Family members belonging to Hamas soon took possession of the statue. Officials from Gaza’s tourism ministry told Reuters the statue will not be displayed publicly until a criminal investigation is completed on who tried to sell the item online.
"It is a precious treasure, an important archaeological discovery," Ahmed Al-Bursh, the ministry's director of archaeology, said. "International institutions have also contacted us and have offered to help with the repair process."
The last time a find reminiscent of the latest Apollo statue was in 1996 when a recreational diver in Croatia spotted an ancient bronze statue of an athlete. The government restored it and displayed it on an international museum tour.

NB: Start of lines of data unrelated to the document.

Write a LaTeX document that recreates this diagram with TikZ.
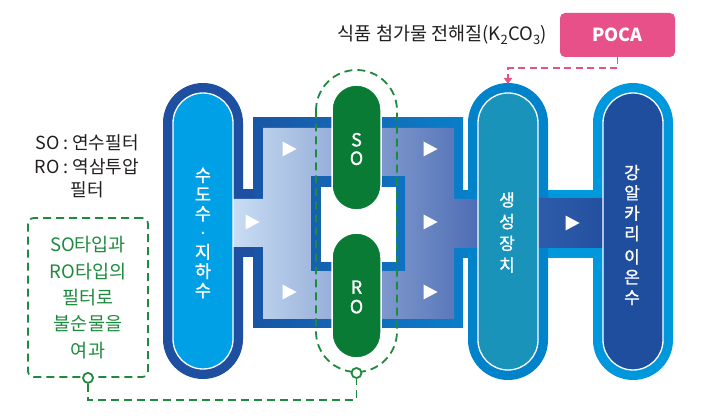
\documentclass[tikz,border=0pt]{standalone}
\usepackage{fontspec}
\setmainfont{Noto Sans CJK KR}
\newfontfamily\krmed{Noto Sans CJK KR}[FakeBold=1.2]
\usetikzlibrary{shapes.geometric,arrows.meta}
\definecolor{ringdark}{HTML}{1E4FA0}
\definecolor{skyin}{HTML}{00A0E6}
\definecolor{boxL}{HTML}{1A55A6}
\definecolor{boxR}{HTML}{0A7EC9}
\definecolor{gradL}{HTML}{C9DDF3}
\definecolor{gradR}{HTML}{4E6CB4}
\definecolor{genring}{HTML}{0083CB}
\definecolor{genin}{HTML}{1A93BA}
\definecolor{alkring}{HTML}{0098DD}
\definecolor{alkin}{HTML}{1F4E9F}
\definecolor{conL}{HTML}{2E5BAA}
\definecolor{conR}{HTML}{23509F}
\definecolor{pillgreen}{HTML}{0A7B35}
\definecolor{dashgreen}{HTML}{1E8A3E}
\definecolor{pocapink}{HTML}{E8508A}
\definecolor{txtdark}{HTML}{231F20}
\begin{document}
\begin{tikzpicture}[x=1pt,y=-1pt]
\tikzset{
  tri/.style={isosceles triangle, isosceles triangle stretches, fill=white,
    minimum width=15pt, minimum height=14pt, inner sep=0pt},
  gpill/.style={fill=pillgreen, draw=white, line width=1.5pt, rounded corners=24.5pt},
  inpill/.style={draw=white, line width=1.3pt, rounded corners=30pt},
  stack/.style={align=center, text=white, inner sep=0pt},
  gdash/.style={draw=dashgreen, line width=1.8pt, dash pattern=on 8pt off 5pt},
  ringdot/.style={circle, draw=dashgreen, line width=1.8pt, fill=white, minimum size=10pt, inner sep=0pt},
  pdash/.style={draw=pocapink, line width=1.8pt, dash pattern=on 7pt off 4.5pt},
}
\useasboundingbox (0,0) rectangle (701,419);
\fill[white] (0,0) rectangle (701,419);

% box outer border and connector outers
\shade[left color=boxL, right color=boxR] (253,118) rectangle (463,328);
\fill[ringdark] (240,189) rectangle (254,257);
\fill[boxR] (462,190) rectangle (471,258);
\fill[alkring] (545,190) rectangle (596,258);

% pillar rings
\fill[ringdark, rounded corners=40pt] (163,83) rectangle (243,379);
\fill[genring, rounded corners=40pt] (468,83) rectangle (548,380);
\fill[alkring, rounded corners=40pt] (593,83) rectangle (673,380);

% inner gradient region (through the rings)
\shade[left color=gradL, right color=gradR]
  (232,199) rectangle (264,247)
  (263,128) rectangle (454,319)
  (453,199) rectangle (479,248);
\shade[left color=conL, right color=conR] (537,199) rectangle (604,248);

% central hole
\shade[left color=boxL!72!boxR, right color=boxL!28!boxR] (311,177) rectangle (405,271);
\fill[white] (321,187) rectangle (396,262);

% inner pills
\filldraw[inpill, fill=skyin] (173,93) rectangle (233,369);
\filldraw[inpill, fill=genin] (478,93) rectangle (538,370);
\filldraw[inpill, fill=alkin] (603,93) rectangle (663,370);

% arrows
\node[tri] (t1) at (287,149) {};
\node[tri] (t2) at (287,292) {};
\node[tri] (t3) at (250,222) {};
\node[tri] (t4) at (428,149) {};
\node[tri] (t5) at (428,222) {};
\node[tri] (t6) at (428,292) {};
\node[tri] (t7) at (570,223) {};

% green filters
\filldraw[gpill] (332,85) rectangle (381,210);
\filldraw[gpill] (332,233) rectangle (381,358);
\draw[gdash, rounded corners=40.5pt] (316,70) rectangle (397,372);
\node[ringdot] (rring) at (356.5,373) {};

% pillar texts
\node[stack, font=\krmed\fontsize{17.5}{19.2}\selectfont] (tap) at (203,233)
  {수\\도\\수\\·\\지\\하\\수};
\node[stack, font=\krmed\fontsize{17}{21.7}\selectfont] (gen) at (507,232.5)
  {생\\성\\장\\치};
\node[stack, font=\krmed\fontsize{17}{20.3}\selectfont] (alk) at (632,235)
  {강\\알\\카\\리\\[3pt]이\\온\\수};
\node[stack, font=\krmed\fontsize{18}{18.5}\selectfont] (so) at (356.5,149) {S\\O};
\node[stack, font=\krmed\fontsize{18}{19.5}\selectfont] (ro) at (356.5,297) {R\\O};

% top label and POCA
\node[text=txtdark, font=\fontsize{18.5}{22}\selectfont, inner sep=0pt] (elec) at (442.5,35)
  {식품 첨가물 전해질(K\textsubscript{2}CO\textsubscript{3})};
\node[fill=pocapink, rounded corners=5pt, minimum width=115pt, minimum height=44pt,
  inner sep=0pt, text=white, font=\fontsize{18}{20}\selectfont\bfseries] (poca) at (617.5,35) {POCA};
\coordinate (gentop) at (508,84);
\draw[pdash, -{Triangle[length=6pt,width=8pt]}] (poca.south) -- ++(0,11) -| (gentop);

% left legend
\node[text=txtdark, align=center, inner sep=0pt, font=\fontsize{18}{23.5}\selectfont] (legend) at (87,166.5)
  {SO : 연수필터\\RO : 역삼투압\\필터};
\node[gdash, rounded corners=6pt, minimum width=120pt, minimum height=159pt, inner sep=0pt,
  text=dashgreen, align=center, font=\fontsize{18.5}{26.3}\selectfont] (gbox) at (88,297.5)
  {SO타입과\\RO타입의\\필터로\\불순물을\\여과};
\node[ringdot] (lring) at (gbox.south) {};
\draw[gdash] (lring.south) -- ++(0,16) -| (rring.south);
\end{tikzpicture}
\end{document}
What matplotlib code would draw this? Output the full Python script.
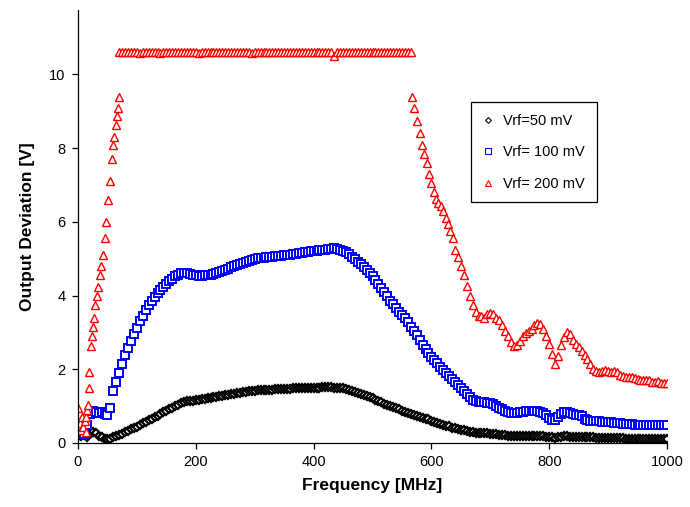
import matplotlib
matplotlib.use("Agg")
import matplotlib.pyplot as plt

plt.rcParams['font.family'] = ['Liberation Sans', 'DejaVu Sans']

# common frequency grid for 50 mV and 100 mV curves (MHz)
freq = list(range(0, 1001, 5))

vrf50 = [
    0.20, 0.18, 0.22, 0.15, 0.28, 0.30, 0.26, 0.20, 0.15, 0.12,
    0.11, 0.12, 0.15, 0.18, 0.21, 0.25, 0.30, 0.33, 0.37, 0.40,
    0.44, 0.48, 0.53, 0.57, 0.62, 0.66, 0.70, 0.74, 0.79, 0.83,
    0.88, 0.92, 0.96, 1.00, 1.04, 1.08, 1.11, 1.13, 1.14, 1.15,
    1.16, 1.17, 1.19, 1.20, 1.21, 1.23, 1.24, 1.26, 1.27, 1.28,
    1.30, 1.31, 1.33, 1.34, 1.35, 1.37, 1.38, 1.39, 1.40, 1.41,
    1.42, 1.43, 1.43, 1.44, 1.44, 1.45, 1.45, 1.46, 1.46, 1.46,
    1.47, 1.47, 1.47, 1.48, 1.48, 1.48, 1.48, 1.49, 1.49, 1.49,
    1.50, 1.50, 1.50, 1.51, 1.51, 1.51, 1.51, 1.50, 1.50, 1.49,
    1.48, 1.46, 1.44, 1.42, 1.39, 1.37, 1.34, 1.31, 1.28, 1.24,
    1.21, 1.18, 1.14, 1.11, 1.07, 1.04, 1.00, 0.97, 0.94, 0.91,
    0.88, 0.85, 0.82, 0.79, 0.76, 0.73, 0.71, 0.69, 0.66, 0.64,
    0.61, 0.58, 0.55, 0.52, 0.50, 0.47, 0.45, 0.42, 0.40, 0.38,
    0.36, 0.34, 0.32, 0.30, 0.29, 0.28, 0.27, 0.26, 0.26, 0.26,
    0.25, 0.25, 0.24, 0.23, 0.22, 0.21, 0.20, 0.19, 0.19, 0.18,
    0.18, 0.18, 0.18, 0.18, 0.18, 0.18, 0.19, 0.20, 0.19, 0.17,
    0.16, 0.15, 0.14, 0.15, 0.17, 0.18, 0.18, 0.17, 0.17, 0.16,
    0.16, 0.16, 0.15, 0.15, 0.15, 0.15, 0.14, 0.14, 0.14, 0.14,
    0.14, 0.13, 0.13, 0.13, 0.13, 0.13, 0.12, 0.12, 0.12, 0.12,
    0.12, 0.11, 0.11, 0.11, 0.11, 0.10, 0.10, 0.10, 0.10, 0.10,
    0.10,
]

vrf100 = [
    0.35, 0.45, 0.25, 0.50, 0.80, 0.88, 0.85, 0.82, 0.85, 0.80,
    0.75, 0.95, 1.40, 1.65, 1.90, 2.15, 2.38, 2.58, 2.78, 2.96,
    3.13, 3.30, 3.45, 3.60, 3.74, 3.86, 3.96, 4.06, 4.15, 4.24,
    4.32, 4.40, 4.46, 4.52, 4.57, 4.60, 4.60, 4.60, 4.58, 4.56,
    4.55, 4.54, 4.54, 4.55, 4.56, 4.57, 4.59, 4.61, 4.63, 4.66,
    4.70, 4.73, 4.77, 4.80, 4.83, 4.86, 4.89, 4.92, 4.95, 4.97,
    4.99, 5.01, 5.02, 5.03, 5.04, 5.05, 5.06, 5.07, 5.08, 5.08,
    5.09, 5.10, 5.11, 5.12, 5.14, 5.15, 5.16, 5.17, 5.19, 5.20,
    5.21, 5.22, 5.23, 5.24, 5.25, 5.26, 5.27, 5.28, 5.27, 5.25,
    5.22, 5.18, 5.13, 5.06, 4.98, 4.92, 4.86, 4.78, 4.70, 4.62,
    4.52, 4.42, 4.32, 4.21, 4.10, 3.98, 3.86, 3.76, 3.66, 3.56,
    3.48, 3.38, 3.28, 3.16, 3.04, 2.92, 2.80, 2.67, 2.55, 2.44,
    2.34, 2.25, 2.16, 2.07, 1.99, 1.90, 1.82, 1.74, 1.66, 1.58,
    1.50, 1.41, 1.32, 1.24, 1.18, 1.14, 1.12, 1.11, 1.10, 1.09,
    1.08, 1.05, 1.01, 0.96, 0.92, 0.87, 0.83, 0.81, 0.81, 0.82,
    0.84, 0.85, 0.86, 0.87, 0.88, 0.88, 0.87, 0.85, 0.82, 0.76,
    0.68, 0.63, 0.62, 0.70, 0.80, 0.83, 0.83, 0.81, 0.78, 0.76,
    0.75, 0.72, 0.66, 0.63, 0.61, 0.60, 0.59, 0.59, 0.58, 0.58,
    0.57, 0.56, 0.55, 0.54, 0.53, 0.52, 0.52, 0.51, 0.51, 0.50,
    0.50, 0.49, 0.49, 0.49, 0.48, 0.48, 0.48, 0.48, 0.48, 0.48,
    0.48,
]

# 200 mV: rising edge, saturated plateau, falling part
rise_freq = [0, 3, 5, 6, 9, 12, 13, 14, 16, 17, 18, 19, 22, 24, 26, 27, 29,
             32, 34, 37, 39, 42, 45, 48, 51, 54, 57, 59, 61, 64, 66, 68, 70]
rise_vals = [0.95, 0.54, 0.35, 0.70, 0.44, 0.60, 0.70, 0.30, 0.90, 1.03,
             1.50, 1.93, 2.63, 2.90, 3.14, 3.38, 3.74, 3.98, 4.23, 4.55,
             4.80, 5.10, 5.55, 6.00, 6.60, 7.10, 7.72, 8.08, 8.30, 8.64,
             8.86, 9.10, 9.38]

plateau_freq = list(range(70, 566, 5))
plateau_vals = [
    10.6,
    10.6, 10.62, 10.6, 10.6, 10.62, 10.6, 10.58, 10.6, 10.6, 10.62,
    10.6, 10.6, 10.6, 10.58, 10.6, 10.62, 10.6, 10.6, 10.6, 10.6,
    10.6, 10.6, 10.62, 10.6, 10.6, 10.6, 10.58, 10.6, 10.6, 10.6,
    10.6, 10.6, 10.6, 10.6, 10.6, 10.62, 10.6, 10.6, 10.6, 10.6,
    10.6, 10.6, 10.6, 10.6, 10.58, 10.6, 10.6, 10.6, 10.6, 10.6,
    10.6, 10.6, 10.6, 10.6, 10.62, 10.6, 10.6, 10.6, 10.6, 10.6,
    10.6, 10.6, 10.6, 10.6, 10.6, 10.6, 10.6, 10.6, 10.6, 10.6,
    10.6, 10.6, 10.5, 10.6, 10.6, 10.6, 10.6, 10.6, 10.6, 10.6,
    10.6, 10.6, 10.6, 10.6, 10.6, 10.6, 10.6, 10.6, 10.6, 10.6,
    10.6, 10.6, 10.6, 10.6, 10.6, 10.6, 10.6, 10.6, 10.6,
]

fall_freq = [567, 570, 575, 580, 584, 588, 592, 596, 600, 604, 608, 612,
             616, 620, 624, 628, 632, 636, 640] + list(range(645, 1001, 5))
fall_vals = [
    9.38, 9.10, 8.75, 8.40, 8.10, 7.85, 7.60, 7.30, 7.05, 6.80,
    6.62, 6.52, 6.44, 6.30, 6.10, 5.95, 5.75, 5.55, 5.25,
    5.05, 4.80, 4.55, 4.25, 4.00, 3.75, 3.55, 3.45, 3.45, 3.40,
    3.50, 3.52, 3.50, 3.40, 3.33, 3.20, 3.05, 2.90, 2.75, 2.62,
    2.65, 2.78, 2.90, 2.98, 3.05, 3.10, 3.20, 3.25, 3.22, 3.10,
    2.90, 2.70, 2.42, 2.15, 2.35, 2.65, 2.88, 3.00, 2.95, 2.80,
    2.70, 2.60, 2.50, 2.38, 2.28, 2.15, 2.02, 1.95, 1.92, 1.95,
    1.98, 1.96, 1.93, 1.95, 1.92, 1.85, 1.82, 1.80, 1.78, 1.80,
    1.76, 1.75, 1.72, 1.70, 1.70, 1.72, 1.66, 1.65, 1.68, 1.62,
    1.62, 1.62,
]

freq200 = rise_freq + plateau_freq + fall_freq
vrf200 = rise_vals + plateau_vals + fall_vals

fig = plt.figure(figsize=(6.9, 5.07), dpi=100)
ax = fig.add_axes([78 / 690, 1 - 443 / 507, 589 / 690, 433 / 507])

ax.plot(freq, vrf50, linestyle='none', marker='D', markersize=4.2,
        markerfacecolor='white', markeredgecolor='black', markeredgewidth=1.6,
        label='Vrf=50 mV')
ax.plot(freq, vrf100, linestyle='none', marker='s', markersize=5.4,
        markerfacecolor='white', markeredgecolor='#0000ff', markeredgewidth=1.4,
        label='Vrf= 100 mV')
ax.plot(freq200, vrf200, linestyle='none', marker='^', markersize=6.0,
        markerfacecolor='white', markeredgecolor='#ff0000', markeredgewidth=1.0,
        label='Vrf= 200 mV')

ax.set_xlim(0, 1000)
ax.set_ylim(0, 11.75)
ax.set_xticks(range(0, 1001, 200))
ax.set_yticks(range(0, 11, 2))
ax.spines['top'].set_visible(False)
ax.spines['right'].set_visible(False)
ax.spines['left'].set_linewidth(0.9)
ax.spines['bottom'].set_linewidth(0.9)
ax.tick_params(direction='out', length=4, width=0.9, labelsize=10.5, pad=5)

ax.set_xlabel('Frequency [MHz]', fontsize=12.5, fontweight='bold', labelpad=6)
ax.set_ylabel('Output Deviation [V]', fontsize=12.5, fontweight='bold', labelpad=10)

leg = ax.legend(loc='upper left', bbox_to_anchor=(471 / 690, 1 - 102 / 507),
                bbox_transform=fig.transFigure, fontsize=10.5, frameon=True,
                fancybox=False, edgecolor='black', framealpha=1,
                handlelength=0.8, handletextpad=0.6, labelspacing=1.2,
                borderpad=0.8, borderaxespad=0, markerscale=0.7)
leg.get_frame().set_linewidth(0.9)
for h in leg.legend_handles:
    h.set_markeredgewidth(0.8)

fig.savefig('out.png', dpi=100)
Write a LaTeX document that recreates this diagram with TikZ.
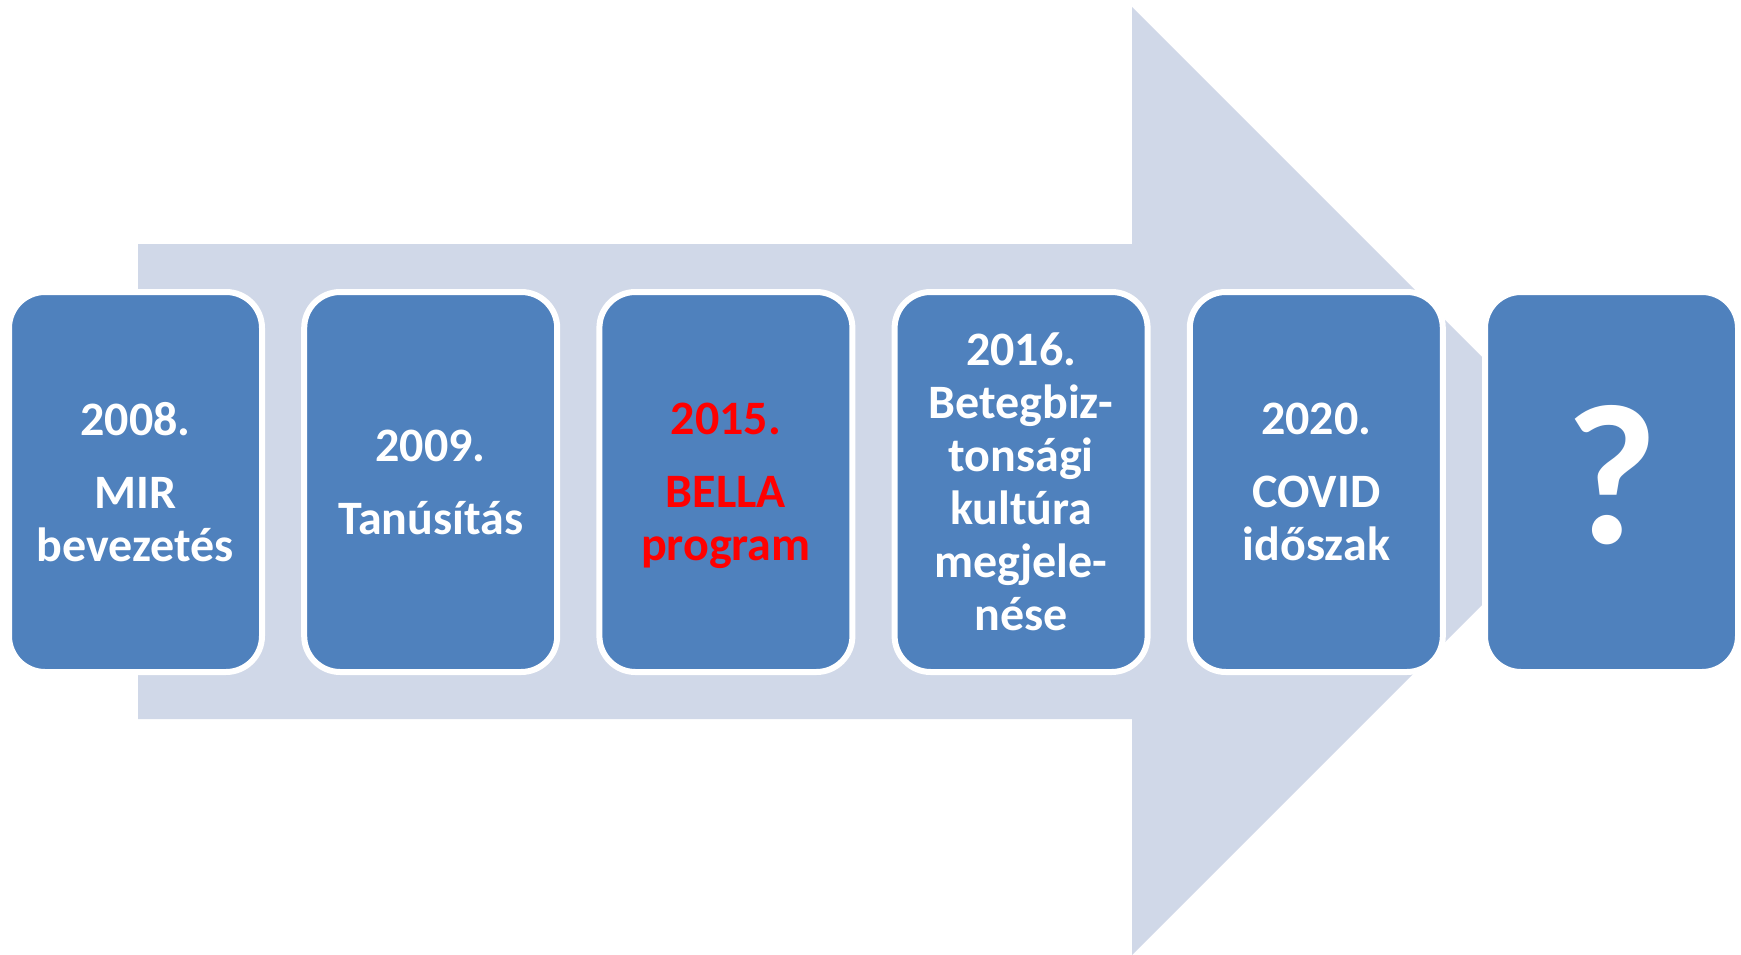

The Apollo statue is stuck in a bit of a quandary. The Gaza Strip, a coastal Palestinian territory, is controlled by the militant Islamist group Hamas – making the purchase of the Apollo statue limited since it would be considered violating international sanctions against financing terrorism, Bloomberg BusinessWeek reports. If the statue was smuggled, it would be a challenge. The Gaza Strip not only shares heavily armed borders with Israel and Egypt but its coastline is also under heavy guard by the Israeli Navy. If the statue remains in the Gaza Strip, it would not become a tourist attractio, because Hamas’ fundamentalist principles condemn nudity.
“This case is fiendishly difficult,” Sam Hardy, a British archaeologist who runs the website Conflict Antiquities, said. “National and international laws make it difficult to assist the administration in the West Bank, let alone that in the Gaza Strip. Indeed, any sale or leasing of the statue might normalize looting of antiquities as a funding stream for Hamas.”